Any body else out there with hermit's in with your tort's


----------



## Nofx (Nov 21, 2010)

Eeeerm, don't hermit crabs need salt water? How the hell are you going to have a hermit crab that needs salt water, and a land tortoise that needs normal water in the same enclosure?

I know that the hermit crabs live in and out of water..but still..WTF!?


----------



## coreyc (Nov 21, 2010)

No hermit crabs do not need salt water an they all do not live in waterthey live on land just like a tortoise what have you been reading????


----------



## Madkins007 (Nov 21, 2010)

The torts have ranged from near-hatchling to 8", the crabs have been medium small to medium large.

Some species of hermit crabs need access to some salt water to drink or soak in, but not the ones with big purple pinchers- the common pet shop species.


----------



## coreyc (Nov 21, 2010)

Right I should have said that in my last post the ones in the pet shops are what I was talking about


----------



## Nofx (Nov 21, 2010)

Interesting! I had no idea. Tnx for sharing this info.

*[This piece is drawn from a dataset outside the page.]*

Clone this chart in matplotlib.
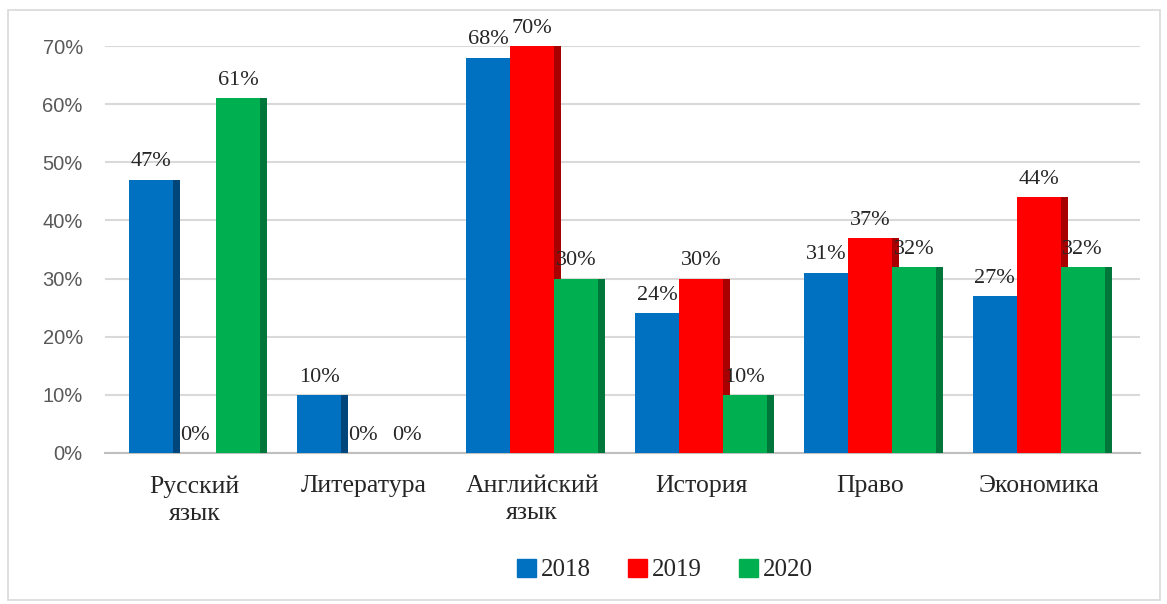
import matplotlib
matplotlib.use("Agg")
import matplotlib.pyplot as plt
from matplotlib.patches import Rectangle, Patch
import numpy as np

categories = ["Русский\nязык", "Литература", "Английский\nязык", "История", "Право", "Экономика"]
years = ["2018", "2019", "2020"]
vals_2018 = [47, 10, 68, 24, 31, 27]
vals_2019 = [0, 0, 70, 30, 37, 44]
vals_2020 = [61, 0, 30, 10, 32, 32]
yticks = [0, 10, 20, 30, 40, 50, 60, 70]

FRONT = ["#0070C0", "#FF0000", "#00B050"]
SIDE = ["#00467A", "#A80000", "#00763A"]
SERIF = "Liberation Serif"
TEXT = "#262626"

fig = plt.figure(figsize=(11.67, 6.04), dpi=100)
ax = fig.add_axes([105 / 1167, 1 - 453 / 604, (1140 - 105) / 1167, (453 - 46) / 604])

x = np.arange(len(categories))
w = 0.26
side_w = 0.042
series = [vals_2018, vals_2019, vals_2020]
for j, vals in enumerate(series):
    xs = x + (j - 1) * w
    ax.bar(xs, vals, w, color=FRONT[j], zorder=3 + j)
    ax.bar(xs + w / 2 + side_w / 2, vals, side_w, color=SIDE[j], zorder=3 + j)
    for xi, v in zip(xs, vals):
        ax.annotate(f"{v}%", (xi, v), xytext=(0, 6), textcoords="offset points",
                    ha="center", va="bottom", fontsize=16, family=SERIF,
                    color=TEXT, zorder=10, annotation_clip=False)

ax.set_xlim(-0.53, 5.6)
ax.set_ylim(0, 70)
ax.set_yticks(yticks)
ax.set_yticklabels([f"{t}%" for t in yticks], family="Liberation Sans",
                   fontsize=14.5, color="#595959")
ax.set_xticks(x)
ax.set_xticklabels(categories, family=SERIF, fontsize=18.5, color=TEXT,
                   linespacing=1.3, va="top")
ax.tick_params(axis="both", length=0)
ax.tick_params(axis="y", pad=16)
ax.tick_params(axis="x", pad=16)
ax.grid(axis="y", color="#D9D9D9", linewidth=1.5, zorder=0)
for s in ["top", "right", "left"]:
    ax.spines[s].set_visible(False)
ax.spines["bottom"].set_color("#BFBFBF")
ax.spines["bottom"].set_linewidth(1.5)

handles = [Patch(facecolor=c, edgecolor=c) for c in FRONT]
fig.legend(handles, years, loc="center", bbox_to_anchor=(665 / 1167, 1 - 570 / 604),
           ncol=3, frameon=False, prop={"family": SERIF, "size": 18},
           handlelength=0.75, handleheight=0.75, handletextpad=0.2,
           columnspacing=1.5, labelcolor=TEXT)

fig.patches.append(Rectangle((8 / 1167, 1 - 600 / 604), (1160 - 8) / 1167,
                             (600 - 10) / 604, transform=fig.transFigure,
                             fill=False, edgecolor="#D9D9D9", linewidth=1.2))

fig.savefig("out.png", dpi=100)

http://en.wikipedia.org/wiki/Caribbean_hermit_crab this one?


----------



## Madkins007 (Nov 21, 2010)

Nofx said:


> Interesting! I had no idea. Tnx for sharing this info.
> 
> http://en.wikipedia.org/wiki/Caribbean_hermit_crab this one?



Yep, as far as I can tell!


----------



## Mao Senpai (Nov 22, 2010)

Ugh. This idea seems pretty good... although many years ago I got one as a gift and when it died, it was the grossest thing ever. I was wondering why it didn't move so I touched it and the whole thing fell out of it's shell and ugh! But... if it's beneficial... I may have to give them a shot again...


----------



## PeanutbuttER (Nov 22, 2010)

I got two just the other day, one is pretty shy and I don't always see him but the other is crazy and I see it cruising around all the time. They're fun, but I'm still waiting to defer whether or not they're that great of a clean up crew.


----------



## coreyc (Nov 22, 2010)

PeanutbuttER said:


> I got two just the other day, one is pretty shy and I don't always see him but the other is crazy and I see it cruising around all the time. They're fun, but I'm still waiting to defer whether or not they're that great of a clean up crew.

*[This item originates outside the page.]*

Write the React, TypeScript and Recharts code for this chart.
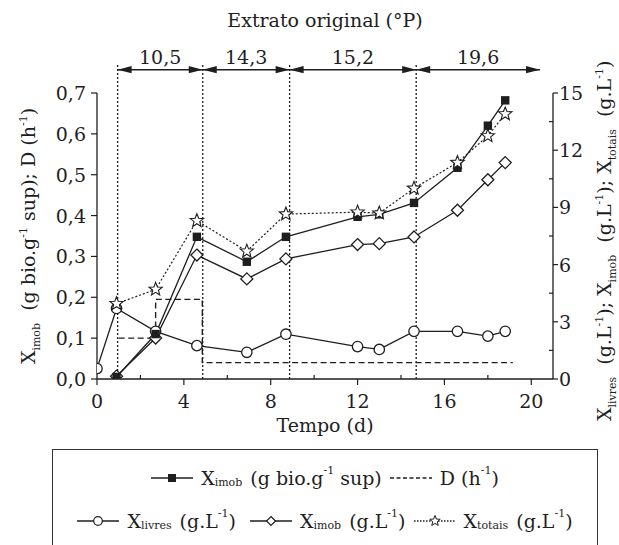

Thank's for sharing that I all most got two today but I figured I would wait till there was more feed back let me know they work out for you


----------



## tortoiseluvr (Nov 22, 2010)

Huhh I never thought about getting hermit crabs to work as a cleanup crew. I could really use one if they are a good cleanup crew but it probably won't work since my tortoises all live in desert environments.


----------



## greeks (Nov 22, 2010)

Hmm...this may be my next experiment. Not so sure Philip will tolerate a "friend" but the girls may not be adverse to it.

There are some hermit crabs that live in salt water (anyone ever go tidepooling? I see hundreds sometimes). But not all


----------



## Jessicap (Nov 28, 2010)

Madkins007 said:


> Hermit crab habitats are warm and moist, and they eat about the same thing as Red-foots, as well as some of the poop. I am not sure I could recommend them in other kinds of habitats.
> 
> Cons? I have not seen any. My Red-foots sometimes gnaw at the shells but have not done any damage. Having to track and care for more mouths may be a con, but it takes very little time. They need their own hiding places, but can burrow into the mulch so that is not a big deal.
> 
> Pros? They are active after the tortoises are, and so some decent clean-up- not perfect, but good.

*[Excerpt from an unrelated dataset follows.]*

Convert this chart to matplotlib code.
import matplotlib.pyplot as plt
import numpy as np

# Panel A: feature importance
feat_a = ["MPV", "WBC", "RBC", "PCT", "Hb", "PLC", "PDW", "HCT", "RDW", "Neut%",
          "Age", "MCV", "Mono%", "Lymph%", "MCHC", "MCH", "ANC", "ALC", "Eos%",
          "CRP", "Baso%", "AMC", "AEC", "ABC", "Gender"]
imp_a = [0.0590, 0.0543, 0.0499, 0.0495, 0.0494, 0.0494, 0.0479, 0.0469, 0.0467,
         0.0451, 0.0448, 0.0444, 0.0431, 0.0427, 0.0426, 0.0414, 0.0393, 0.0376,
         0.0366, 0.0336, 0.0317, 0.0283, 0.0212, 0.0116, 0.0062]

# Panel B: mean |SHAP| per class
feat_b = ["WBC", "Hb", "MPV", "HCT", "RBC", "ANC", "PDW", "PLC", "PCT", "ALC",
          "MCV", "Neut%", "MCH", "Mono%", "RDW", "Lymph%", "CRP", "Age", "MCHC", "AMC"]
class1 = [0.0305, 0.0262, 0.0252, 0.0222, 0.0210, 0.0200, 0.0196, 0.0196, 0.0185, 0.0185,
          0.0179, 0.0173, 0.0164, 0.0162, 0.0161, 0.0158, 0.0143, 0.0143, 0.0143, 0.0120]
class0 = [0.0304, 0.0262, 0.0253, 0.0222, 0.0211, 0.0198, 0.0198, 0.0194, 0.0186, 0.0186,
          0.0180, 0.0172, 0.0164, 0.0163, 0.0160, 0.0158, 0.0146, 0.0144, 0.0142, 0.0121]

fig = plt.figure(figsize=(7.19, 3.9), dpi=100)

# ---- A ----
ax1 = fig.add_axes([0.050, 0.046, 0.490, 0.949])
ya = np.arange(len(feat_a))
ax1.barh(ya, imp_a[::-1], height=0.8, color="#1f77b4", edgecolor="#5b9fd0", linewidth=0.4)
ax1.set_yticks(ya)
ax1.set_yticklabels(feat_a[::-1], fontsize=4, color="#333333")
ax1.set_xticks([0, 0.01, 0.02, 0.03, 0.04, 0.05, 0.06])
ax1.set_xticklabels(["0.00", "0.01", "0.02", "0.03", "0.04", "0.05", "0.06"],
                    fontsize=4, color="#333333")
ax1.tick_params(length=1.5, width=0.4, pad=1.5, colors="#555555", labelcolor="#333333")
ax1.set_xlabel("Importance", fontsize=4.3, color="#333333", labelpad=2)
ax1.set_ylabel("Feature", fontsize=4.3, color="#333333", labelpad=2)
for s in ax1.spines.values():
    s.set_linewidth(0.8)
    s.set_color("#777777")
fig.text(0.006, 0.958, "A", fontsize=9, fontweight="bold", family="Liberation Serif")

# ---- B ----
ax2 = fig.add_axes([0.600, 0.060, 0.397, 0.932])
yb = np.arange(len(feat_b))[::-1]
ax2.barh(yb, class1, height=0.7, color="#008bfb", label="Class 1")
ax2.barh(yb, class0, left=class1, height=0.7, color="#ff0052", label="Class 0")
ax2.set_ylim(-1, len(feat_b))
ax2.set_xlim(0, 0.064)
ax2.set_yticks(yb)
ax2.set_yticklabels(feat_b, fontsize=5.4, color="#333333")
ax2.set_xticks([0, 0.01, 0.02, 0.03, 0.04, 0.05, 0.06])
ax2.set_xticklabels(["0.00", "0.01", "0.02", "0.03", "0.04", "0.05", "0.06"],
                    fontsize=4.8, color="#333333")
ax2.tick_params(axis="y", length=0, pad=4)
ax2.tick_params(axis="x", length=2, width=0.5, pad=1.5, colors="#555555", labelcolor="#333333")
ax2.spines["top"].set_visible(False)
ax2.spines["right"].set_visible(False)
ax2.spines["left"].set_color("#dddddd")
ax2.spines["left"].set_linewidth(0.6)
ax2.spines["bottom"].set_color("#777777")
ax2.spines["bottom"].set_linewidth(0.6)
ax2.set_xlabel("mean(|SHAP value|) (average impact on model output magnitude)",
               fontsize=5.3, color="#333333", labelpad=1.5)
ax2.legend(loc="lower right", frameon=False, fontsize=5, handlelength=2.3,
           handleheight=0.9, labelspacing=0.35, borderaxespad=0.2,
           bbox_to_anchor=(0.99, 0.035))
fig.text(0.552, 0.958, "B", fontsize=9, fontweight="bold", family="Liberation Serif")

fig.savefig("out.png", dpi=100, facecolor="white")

Do you keep your torts and crabs on a table environment? Just wondering how you keep the heat and humidity. Looking at creating an environment for a tort. I have 2 hermit crabs now but they are in a 20 gal tank - would be nice to have them on a big table to roam. Also how do you keep them in if you have a table - what are your sides made of? I was looking at getting a red foot but someone stated that they may not be ideal for the northern temps. Too hard to keep heat and humidity.


----------



## Madkins007 (Nov 28, 2010)

Jessicap- I custom built a 48"x20" 'Tortarium'- basically a plastic tank that is mostly covered to keep heat and humidity in. 

Most tortoise tables would work, but if you are in a cooler/drier place you can rig a simple 'tent' of clear plastic over it to hold in some of the heat and humidity, or use rigid foam board to build a big box to put over the table- back, sides, and top, and hang clear plastic in the front to watch and access.


----------



## Jessicap (Nov 29, 2010)

Madkins007 said:


> Jessicap- I custom built a 48"x20" 'Tortarium'- basically a plastic tank that is mostly covered to keep heat and humidity in.
> 
> Most tortoise tables would work, but if you are in a cooler/drier place you can rig a simple 'tent' of clear plastic over it to hold in some of the heat and humidity, or use rigid foam board to build a big box to put over the table- back, sides, and top, and hang clear plastic in the front to watch and access.



Madkins, thanks for the info.


----------